Negative coordinates in TEanno.gff3 #263

Open nhartwic opened 2 years ago

nhartwic commented 2 years ago

Basically the title. Here is the weird lines from the gff3 file...

15593   EDTA    repeat_region   -2      3598    .       ?       .       ID=repeat_region_23903;Name=TE_00012818;Classification=LTR/unknown;Sequence_ontology=SO:0000657;ltr_identity=0.9733;Method=structural;motif=TGCA;tsd=TTAAT
15593   EDTA    target_site_duplication -2      2       .       ?       .       ID=lTSD_23903;Parent=repeat_region_23903;Name=TE_00012818;Classification=LTR/unknown;Sequence_ontology=SO:0000434;ltr_identity=0.9733;Method=structural;motif=TGCA;tsd=TTAAT

...I've never seen negative coordinates like this before in any of my other EDTA runs. I'm not really sure what this is supposed to mean, but my downstream tools really don't like it.

I'm currently running EDTA version 1.9.6.

Let me know if there are any files I can send to try to figure out what happened here.
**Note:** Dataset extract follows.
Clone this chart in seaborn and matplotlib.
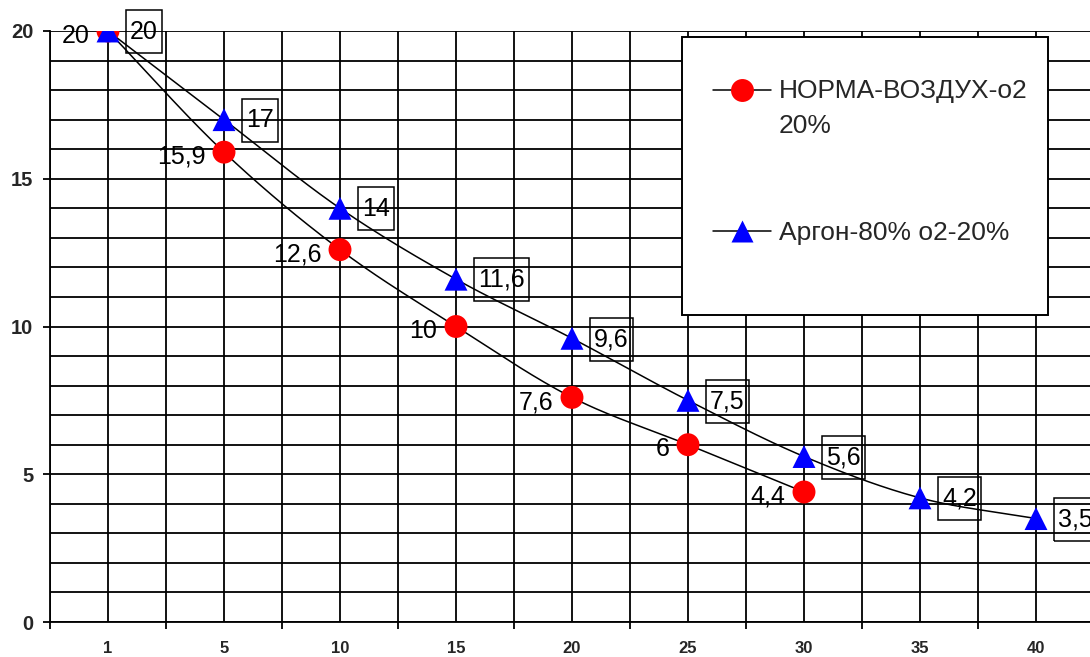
import numpy as np
import pandas as pd
import matplotlib
matplotlib.use("Agg")
import matplotlib.pyplot as plt
import seaborn as sns
from matplotlib.lines import Line2D
from matplotlib.patches import Rectangle
from matplotlib.path import Path
from matplotlib.legend_handler import HandlerLine2D

# ---- data ----
categories = ['1', '5', '10', '15', '20', '25', '30', '35', '40']
norma = [20, 15.9, 12.6, 10, 7.6, 6, 4.4, np.nan, np.nan]
argon = [20, 17, 14, 11.6, 9.6, 7.5, 5.6, 4.2, 3.5]
series_names = ['НОРМА-ВОЗДУХ-о2\n20%', 'Аргон-80% о2-20%']

sns.set_style('white')
plt.rcParams['font.family'] = ['Liberation Sans', 'DejaVu Sans']

W, H = 1090, 657
fig = plt.figure(figsize=(W / 100, H / 100), dpi=100)
ax = fig.add_axes([50 / W, 35 / H, 1044 / W, 591 / H])


def smooth(xv, yv, n=30):
    """Catmull-Rom smoothing through the points (like an Excel smoothed line)."""
    p = np.column_stack([xv, yv]).astype(float)
    p = np.vstack([p[0] + (p[0] - p[1]), p, p[-1] + (p[-1] - p[-2])])
    out = []
    t = np.linspace(0, 1, n)[:, None]
    for i in range(1, len(p) - 2):
        p0, p1, p2, p3 = p[i - 1], p[i], p[i + 1], p[i + 2]
        seg = 0.5 * ((2 * p1) + (-p0 + p2) * t + (2 * p0 - 5 * p1 + 4 * p2 - p3) * t ** 2
                     + (-p0 + 3 * p1 - 3 * p2 + p3) * t ** 3)
        out.append(seg if i == 1 else seg[1:])
    s = np.vstack(out)
    return s[:, 0], s[:, 1]


def fmt(v):
    return f"{v:g}".replace('.', ',')


def tallbox(x0, y0, width, height, mutation_size):
    padx = 0.16 * mutation_size
    pady = 0.38 * mutation_size
    x0, y0 = x0 - padx, y0 - pady
    w, h = width + 2 * padx, height + 2 * pady
    return Path([(x0, y0), (x0 + w, y0), (x0 + w, y0 + h), (x0, y0 + h), (x0, y0)], closed=True)


idx = np.arange(len(categories))
series = [
    (np.array(norma, float), 'red', 'o', 16.5),
    (np.array(argon, float), 'blue', '^', 16.5),
]

for k, (vals, col, mk, ms) in enumerate(series):
    m = ~np.isnan(vals)
    xs, ys = smooth(idx[m], vals[m])
    sns.lineplot(x=xs, y=ys, sort=False, estimator=None, color='black', lw=1.1, ax=ax, zorder=3)
    sns.scatterplot(x=idx[m], y=vals[m], marker=mk, s=ms ** 2, color=col, edgecolor='none',
                    linewidth=0, ax=ax, zorder=4)

LABEL_FS = 18
# data labels
vals = series[0][0]
for i, v in enumerate(vals):
    if np.isnan(v):
        continue
    ax.annotate(fmt(v), (i, v), xytext=(-13.5, -3.3), textcoords='offset points',
                ha='right', va='center', fontsize=LABEL_FS, color='black', zorder=5)
vals = series[1][0]
for i, v in enumerate(vals):
    ax.annotate(fmt(v), (i, v), xytext=(16, -0.5), textcoords='offset points',
                ha='left', va='center', fontsize=LABEL_FS, color='black', zorder=5,
                bbox=dict(boxstyle=tallbox, fc='none', ec='black', lw=1.1),
                annotation_clip=False)

# axes
ax.set_xlim(-0.5, len(categories) - 0.5)
ax.set_ylim(0, 20)
ax.set_xticks(idx)
ax.set_xticklabels(categories, fontsize=12, fontweight='bold')
ax.set_xticks(np.arange(-0.5, len(categories), 1), minor=True)
ax.set_yticks(range(0, 21, 5))
ax.set_yticklabels([str(v) for v in range(0, 21, 5)], fontsize=14.5, fontweight='bold')
ax.set_yticks(range(0, 21), minor=True)
ax.tick_params(axis='x', which='major', length=0, pad=14, bottom=True)
ax.tick_params(axis='x', which='minor', length=5, width=1.3, direction='out', bottom=True, color='black')
ax.tick_params(axis='y', which='major', length=5, width=1.3, direction='out', left=True, pad=7, color='black')
ax.tick_params(axis='y', which='minor', length=0)
ax.grid(True, which='both', color='black', lw=1.3)
ax.set_axisbelow(True)
for s in ['top', 'right']:
    ax.spines[s].set_visible(False)
for s in ['left', 'bottom']:
    ax.spines[s].set_color('black')
    ax.spines[s].set_linewidth(1.3)
ax.set_xlabel('')
ax.set_ylabel('')

# legend box
rect = Rectangle((682 / W, 1 - 315 / H), 366 / W, 278 / H, transform=fig.transFigure,
                 facecolor='white', edgecolor='black', lw=1.4, zorder=4.5)
fig.add_artist(rect)


class FirstLineHandler(HandlerLine2D):
    def __init__(self, shift, **kw):
        super().__init__(**kw)
        self.shift = shift

    def create_artists(self, legend, orig_handle, xdescent, ydescent, width, height, fontsize, trans):
        arts = super().create_artists(legend, orig_handle, xdescent, ydescent, width, height,
                                      fontsize, trans)
        for a in arts:
            a.set_ydata(np.asarray(a.get_ydata(), float) + self.shift)
        return arts


handles = [
    Line2D([], [], color='black', lw=1.1, marker='o', markersize=16.5,
           markerfacecolor='red', markeredgecolor='none'),
    Line2D([], [], color='black', lw=1.1, marker='^', markersize=16.5,
           markerfacecolor='blue', markeredgecolor='none'),
]
leg = fig.legend(handles, series_names, loc='upper left', bbox_to_anchor=(713 / W, 1 - 79 / H),
                 frameon=False, fontsize=19, handlelength=2.2, handletextpad=0.3,
                 labelspacing=3.15, borderpad=0, borderaxespad=0,
                 handler_map={handles[0]: FirstLineHandler(13.2)})
for t in leg.get_texts():
    t.set_linespacing(1.58)
leg.set_zorder(6)

fig.savefig('out.png', dpi=100)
In the mean time, I've noticed that EDTA 2.0 released a few months ago, so I suppose I'll update. As to this specific output, I'm just going to manually edit the gff3 to fix this entry and move on with life.

oushujun commented 2 years ago

Hi @nhartwic,

It looks like a bug. Can you send the contig sequence 15593 to my email shujun.ou.1@gmail.com? Thanks!

Shujun

nhartwic commented 2 years ago

Apologies for the delay on this. Got sidetracked.

EtweTM011.v2.15593.fasta.gz EtweTM011.v2.fasta.mod.EDTA.TElib.fa.gz

Here is the contig and the repeat library that EDTA generated for whole assembly.

oushujun commented 10 months ago

Hello @nhartwic,

Sorry for the long overdue. This issue originated in LTR_retriever for LTR candidates found at the boundary of sequences (i.e., contig 15593 in your case). LTR_retriever needs to extract 50bp flanking the candidate for further analysis. The element in your case starts at position 6 of contig 15593, leaving insufficient flanking sequence for the program and thus producing erroneous results. I have set filters to remove cases like these because they could not provide sufficient flanking sequences for LTR_retriever to determine the authenticity of the candidate. The update is reflected in this commit: https://github.com/oushujun/LTR_retriever/commit/4039eb7778fd9cbc60021e99a8693285e0fa2daf.

You may manually remove such cases or rerun LTR_retriever on EDTA/raw using the latest version on github. Note that the conda version is lagging and not as new as the github version.

Hope this helps! Sorry again for the delay. Please let me know if you have further questions.

Best, Shujun